As respostas saltam das páginas, sem que autora precise dizer. Tudo fica claro quando se percebe que o rei está nu. O jornalismo hegemônico é uma fábrica de ilusão, amparada na mais descarada publicidade, na qual a natureza perde a sua aura, vira fantasmagoria, se dilui na prateleira do grande mercado do capital. O modo capitalista de reprodução da vida se mostra no discurso dos jornais, impiedoso e simples, tornando difícil entender como as pessoas não se dão conta da sua vilania.

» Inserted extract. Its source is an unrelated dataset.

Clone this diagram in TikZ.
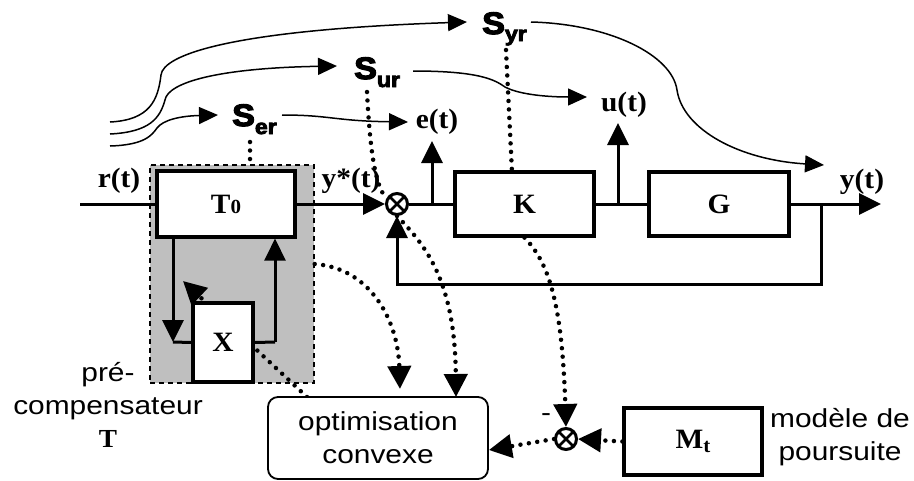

E é nessa articulação entre o espaço, a narrativa jornalística e o discurso que Miriam Santini de Abreu vai desfilando sua ousadia de jornalista que toma posição. Dialoga segura com a geografia de Milton Santos, esse intelectual brasileiro que também ousou e imprimiu um desenho humano no debate sobre o lugar e a natureza. Revive a teoria revolucionária de Adelmo Genro Filho, um pensador que conseguiu decifrar o segredo de um jornalismo que se expressa no singular, mas só se torna crítico quando articula e aspira ao universal. E, revela os sentidos do discurso a partir de Eni Orlandi, uma analista que se aventura para além do texto, revelando a polifonia e a ideologia que ele contém. Então, nesse entrecruzar de elementos inimagináveis, e depois de uma impiedosa análise dos textos do JB Ecológico e do AN Verde, a autora acaba revelando também um outro segredo, singelo, mas fundamental: o jornalismo não precisa ser esta fábrica de ilusões que aparece hegemônica, essa prática a-crítica e cortesã. O jornalismo carrega em si mesmo, como já anuncia Adelmo Genro Filho, a possibilidade de ser uma poderosa arma de desvendamento do real.

A ideia que fica é a de que, apesar de toda a máquina de propaganda na qual se transformou o jornalismo, o sujeito jornalista tem todas as condições de ser também aquele que tem consciência de que fala desde um lugar, e que esse lugar tem historicidade. Que o jornalista pode, no texto, fazer o trânsito entre o singular, particular e universal, apresentando toda a atmosfera do fato e não apenas a sua singularidade reificada, que empobrece, desinforma e deforma. Que o jornalista pode buscar outras vozes, as que clamam desde fora do centro do poder, e não apenas aquelas que se vendem como produtos. Ao evocar Marcos Faerman, um criador, um mago da palavra transformadora, sensível e revolucionário, Miriam desfaz qualquer possibilidade de frustração ou desencanto com essa feiticeira profissão. Pelo contrário, depois da verdade que se esparrama pelas páginas do livro, fica a certeza de que o jornalismo pode ser mudado. Não mais como uma grotesca farsa, mas como um discurso libertador, capaz de revelar o humano “sufocado em sua vontade de ser”.